The increasing spread of the virus is amplifying doubts about the viability and legitimacy of the upcoming election.

COVID-19 Spirals Ahead of Myanmar Election

NGO representatives in Myanmar’s Shan State offer training on how to prevent the spread of COVID-19.

Credit: Flickr/ILO Asia-Pacific

The COVID-19 situation in Myanmar continues to worsen, raising fresh questions about the viability of the country’s upcoming elections. After having survived the first few months of the pandemic almost totally unscathed, COVID-19 infections began to spike in Myanmar at the beginning of the month.

As of September 27, Myanmar’s health authorities had reported 10,734 COVID-19 cases and 226 deaths from the virus. The country now has the fifth-largest case load in Southeast Asia, and is on the cusp of leapfrogging Malaysia, which had registered a total of 10,919 cases as of September 27. Measured in per capita terms, Myanmar sits in sixth place at 197 cases per million people – nearly four times that of neighboring Thailand.

On September 21, Yangon, the country’s largest city, went into lockdown, producing the eerie vistas of deserted city thoroughfares that have become familiar wherever the contagion has made serious inroads. Earlier, China locked down the city of Ruili in Yunnan province, a major land-border crossing point with Myanmar, after two COVID-19 cases were discovered. Meanwhile, in a bid to prevent a further spread of infections, Thailand has stepped up security patrols along its 2000-kilometer shared border with Myanmar.

Myanmar’s COVID-19 spike coincided almost perfectly with the opening of the two-month campaign period running up to national elections on November 8. Myanmar’s Union Election Commission (UEC) has since announced a raft of measures to “COVID-proof” the election.

To ensure social distancing at polling stations, the UEC has pledged to increase the number of polling stations from 40,000 to 50,000. Staff will have to wear personal protective gear while voters will be instructed to wash their hands before casting a ballot. In the meantime, the UEC has suspended door-to-door campaigning and public rallies; it has also restricted gatherings within buildings in areas of the country under lockdown.

Earlier in the month, the worsening outbreak prompted a group of 24 opposition parties to call for the UEC to postpone the election. But the UEC has ruled out any postponement, saying that its current measures are sufficient to ensure a free and fair poll.

The ruling National League for Democracy (NLD) has backed the decision, warning that any postponement, in a country where elections have historically been manipulated or canceled, could result in a political crisis. Said party spokesperson Dr. Myo Nyunt: “Postponing the election when it’s uncertain how the situation might develop in the future will simply result in more problems, including a political crisis on top of the current public health and economic problems.”
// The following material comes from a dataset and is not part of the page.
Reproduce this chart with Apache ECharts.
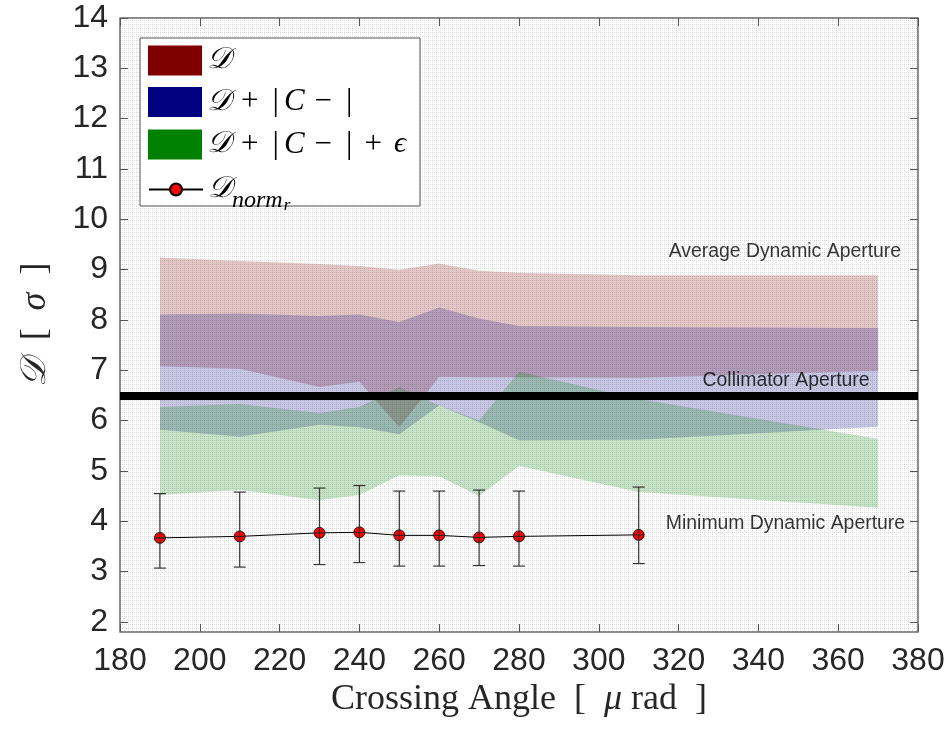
<!DOCTYPE html>
<html>
<head>
<meta charset="utf-8">
<script src="https://cdn.jsdelivr.net/npm/echarts@6/dist/echarts.min.js"></script>
<style>
html, body { margin: 0; padding: 0; background: #fff; }
#chart { width: 949px; height: 729px; }
</style>
</head>
<body>
<div id="chart"></div>
<script>
// crossing angles where the aperture bands were sampled
const bandX = [190, 210, 230, 240, 250, 260, 270, 280, 310, 370];
// D
const dLow = [7.08, 7.03, 6.67, 6.77, 5.87, 6.87, 6.86, 6.86, 6.85, 6.99];
const dHigh = [9.24, 9.17, 9.11, 9.07, 9.00, 9.12, 8.98, 8.94, 8.89, 8.89];
// D + |C-|
const dcLow = [5.82, 5.68, 5.92, 5.87, 5.73, 6.30, 5.97, 5.61, 5.62, 5.88];
const dcHigh = [8.11, 8.13, 8.08, 8.11, 7.96, 8.25, 8.03, 7.88, 7.86, 7.84];
// D + |C-| + eps
const dceLow = [4.52, 4.62, 4.42, 4.52, 4.91, 4.89, 4.50, 5.10, 4.58, 4.27];
const dceHigh = [6.27, 6.33, 6.15, 6.27, 6.67, 6.30, 6.00, 6.97, 6.43, 5.64];

// D_norm_r with error bars
const normX = [190, 210, 230, 240, 250, 260, 270, 280, 310];
const normY = [3.67, 3.70, 3.77, 3.78, 3.72, 3.72, 3.68, 3.70, 3.73];
const normLow = [3.07, 3.09, 3.14, 3.18, 3.11, 3.11, 3.12, 3.11, 3.16];
const normHigh = [4.55, 4.58, 4.66, 4.71, 4.60, 4.60, 4.62, 4.60, 4.68];

const collimator = 6.5;

const yTicks = [2, 3, 4, 5, 6, 7, 8, 9, 10, 11, 12, 13, 14];

const noteText = ['Average Dynamic Aperture', 'Collimator Aperture', 'Minimum Dynamic Aperture'];
const noteX = [317.5, 326, 316.8];
const noteY = [9.35, 6.8, 3.95];

const serif = "'Liberation Serif', 'DejaVu Serif', serif";
const sans = "'Liberation Sans', Helvetica, Arial, sans-serif";

function dotPattern() {
    const c = document.createElement('canvas');
    c.width = 4;
    c.height = 4;
    const ctx = c.getContext('2d');
    ctx.fillStyle = '#ffffff';
    ctx.fillRect(0, 0, 4, 4);
    ctx.fillStyle = '#dadada';
    ctx.fillRect(0, 0, 1, 1);
    ctx.fillRect(2, 0, 1, 1);
    ctx.fillRect(0, 2, 1, 1);
    return c;
}

// one filled polygon per band, upper edge then lower edge backwards
function bandRenderer(fill) {
    return function (params, api) {
        if (params.dataIndex !== 0) return null;
        const n = params.dataInsideLength;
        const top = [];
        const bottom = [];
        for (let j = 0; j < n; j++) {
            top.push(api.coord([api.value(0, j), api.value(2, j)]));
            bottom.push(api.coord([api.value(0, j), api.value(1, j)]));
        }
        return {
            type: 'polygon',
            shape: { points: top.concat(bottom.reverse()) },
            style: { fill: fill }
        };
    };
}

function bandData(lo, hi) {
    return bandX.map(function (x, i) { return [x, lo[i], hi[i]]; });
}

const legendLabels = {
    'D': '{m|𝒟}',
    'DC': '{m|𝒟}{o|+}{b||}{c|C}{o|−}{b||}',
    'DCE': '{m|𝒟}{o|+}{b||}{c|C}{o|−}{b||}{o|+}{m|ϵ}',
    'Dnorm': '{m|𝒟}{s|norm}{t|r}'
};

const legendRich = {
    m: { fontFamily: serif, fontStyle: 'italic', fontSize: 30, color: '#000' },
    c: { fontFamily: serif, fontStyle: 'italic', fontSize: 31, color: '#000', padding: [0, 0, 0, 3] },
    o: { fontFamily: serif, fontSize: 31, color: '#000', padding: [0, 12, 0, 10] },
    b: { fontFamily: serif, fontSize: 32, color: '#000', padding: [0, 2, 0, 2] },
    s: { fontFamily: serif, fontStyle: 'italic', fontSize: 24, color: '#000', padding: [22, 0, 0, 0] },
    t: { fontFamily: serif, fontStyle: 'italic', fontSize: 17, color: '#000', padding: [33, 0, 0, 1] }
};

const titleRich = {
    i: { fontFamily: serif, fontStyle: 'italic', fontSize: 36, color: '#262626' }
};

const chart = echarts.init(document.getElementById('chart'));

const option = {
    animation: false,
    backgroundColor: '#fff',
    grid: {
        left: 120,
        right: 31,
        top: 18,
        bottom: 97,
        show: true,
        backgroundColor: { image: dotPattern(), repeat: 'repeat' },
        borderColor: '#6a6a6a',
        borderWidth: 1.5
    },
    graphic: [{
        type: 'rect',
        left: 139.5,
        top: 37.5,
        shape: { width: 280, height: 168 },
        style: { fill: '#fff', stroke: '#555', lineWidth: 1 },
        z: 4
    }],
    legend: [{
        data: [
            { name: 'D', icon: 'rect' },
            { name: 'DC', icon: 'rect' },
            { name: 'DCE', icon: 'rect' }
        ],
        orient: 'vertical',
        left: 148,
        top: 45.5,
        padding: 0,
        itemWidth: 54,
        itemHeight: 30,
        itemGap: 10.5,
        selectedMode: false,
        z: 5,
        formatter: function (name) { return legendLabels[name]; },
        textStyle: { rich: legendRich }
    }, {
        data: [{ name: 'Dnorm' }],
        orient: 'vertical',
        left: 148,
        top: 174.5,
        padding: 0,
        itemWidth: 54,
        itemHeight: 15,
        selectedMode: false,
        z: 5,
        formatter: function (name) { return legendLabels[name]; },
        textStyle: { rich: legendRich }
    }],
    xAxis: [{
        type: 'value',
        min: 180,
        max: 380,
        interval: 20,
        position: 'bottom',
        name: 'Crossing Angle  [  {i|μ} rad  ]',
        nameLocation: 'middle',
        nameGap: 46,
        nameTextStyle: { fontFamily: serif, fontSize: 36, color: '#262626', rich: titleRich },
        axisLine: { show: false },
        axisTick: { inside: true, length: 8, lineStyle: { color: '#555', width: 1 } },
        axisLabel: { fontFamily: sans, fontSize: 32, color: '#262626', margin: 13 },
        splitLine: { show: false }
    }, {
        type: 'value',
        min: 180,
        max: 380,
        interval: 20,
        position: 'top',
        axisLine: { show: false },
        axisTick: { inside: true, length: 8, lineStyle: { color: '#555', width: 1 } },
        axisLabel: { show: false },
        splitLine: { show: false }
    }],
    yAxis: [{
        type: 'value',
        min: 1.8,
        max: 14,
        position: 'left',
        name: '{i|𝒟}  [  {i|σ}  ]',
        nameLocation: 'middle',
        nameRotate: 90,
        nameGap: 66,
        nameTextStyle: { fontFamily: serif, fontSize: 36, color: '#262626', rich: titleRich },
        axisLine: { show: false },
        axisTick: { inside: true, length: 8, customValues: yTicks, lineStyle: { color: '#555', width: 1 } },
        axisLabel: { fontFamily: sans, fontSize: 32, color: '#262626', margin: 12, customValues: yTicks },
        splitLine: { show: false }
    }, {
        type: 'value',
        min: 1.8,
        max: 14,
        position: 'right',
        axisLine: { show: false },
        axisTick: { inside: true, length: 8, customValues: yTicks, lineStyle: { color: '#555', width: 1 } },
        axisLabel: { show: false, customValues: yTicks },
        splitLine: { show: false }
    }],
    series: [
        {
            name: 'D',
            type: 'custom',
            renderItem: bandRenderer('rgba(128, 0, 0, 0.22)'),
            itemStyle: { color: '#800000' },
            encode: { x: 0, y: [1, 2] },
            data: bandData(dLow, dHigh),
            z: 2
        },
        {
            name: 'DC',
            type: 'custom',
            renderItem: bandRenderer('rgba(0, 0, 128, 0.22)'),
            itemStyle: { color: '#000080' },
            encode: { x: 0, y: [1, 2] },
            data: bandData(dcLow, dcHigh),
            z: 2
        },
        {
            name: 'DCE',
            type: 'custom',
            renderItem: bandRenderer('rgba(0, 128, 0, 0.22)'),
            itemStyle: { color: '#008000' },
            encode: { x: 0, y: [1, 2] },
            data: bandData(dceLow, dceHigh),
            z: 2
        },
        {
            name: 'Dnorm',
            type: 'line',
            data: normX.map(function (x, i) { return [x, normY[i]]; }),
            symbol: 'circle',
            symbolSize: 11,
            itemStyle: { color: '#ff0000', borderColor: '#000', borderWidth: 0.8 },
            lineStyle: { color: '#000', width: 1 },
            z: 3,
            markLine: {
                silent: true,
                symbol: 'none',
                label: { show: false },
                lineStyle: { color: '#000', width: 8, type: 'solid' },
                data: [{ yAxis: collimator }]
            }
        },
        {
            name: 'errorbars',
            type: 'custom',
            data: normX.map(function (x, i) { return [x, normLow[i], normHigh[i], normY[i]]; }),
            encode: { x: 0, y: [1, 2] },
            z: 4,
            renderItem: function (params, api) {
                const x = api.value(0);
                const lo = api.coord([x, api.value(1)]);
                const hi = api.coord([x, api.value(2)]);
                const mid = api.coord([x, api.value(3)]);
                const cap = 6;
                const st = { stroke: '#333', lineWidth: 1.2 };
                return {
                    type: 'group',
                    children: [
                        { type: 'line', shape: { x1: lo[0], y1: lo[1], x2: hi[0], y2: hi[1] }, style: st },
                        { type: 'line', shape: { x1: lo[0] - cap, y1: lo[1], x2: lo[0] + cap, y2: lo[1] }, style: st },
                        { type: 'line', shape: { x1: hi[0] - cap, y1: hi[1], x2: hi[0] + cap, y2: hi[1] }, style: st },
                        { type: 'line', shape: { x1: mid[0] - 5, y1: mid[1], x2: mid[0] + 5, y2: mid[1] }, style: { stroke: '#222', lineWidth: 1 } }
                    ]
                };
            }
        },
        {
            name: 'notes',
            type: 'scatter',
            symbolSize: 0,
            z: 6,
            data: noteText.map(function (t, i) { return [noteX[i], noteY[i], t]; }),
            label: {
                show: true,
                position: 'right',
                distance: 0,
                formatter: function (p) { return p.value[2]; },
                fontFamily: sans,
                fontSize: 19.4,
                color: '#000'
            }
        }
    ]
};

chart.setOption(option);
</script>
</body>
</html>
To a certain extent this is also motivated reasoning, given that the COVID-19 restrictions will weigh the heaviest on small political parties, and those located in remote outlying regions of the country where internet access is sporadic. In the overlap of this Venn diagram are Myanmar’s ethnically based parties, which some observers otherwise expected to make limited gains against the NLD in regions with large ethnic minority populations. As political analyst Yan Myo Thein told Reuters, “Many voters are in remote areas and it is difficult to know how much access they have to online campaigns,” he said.

While most observers expect that the NLD and its talismanic leader Aung San Suu Kyi will easily win re-election, following the party’s euphoric landslide victory in 2015, the restrictions add to the long list of problems with the election. These run from a spate of active civil conflicts and the mass disenfranchisement of Myanmar’s Muslim Rohingya community, to the fact that significant parts of the country’s periphery remain outside the effective control of the central government.

As Aung Thaung Shwe, an independent candidate who is running in the Buthidaung township of Rakhine State, told local media, “an election held under such circumstances cannot be a fair election.”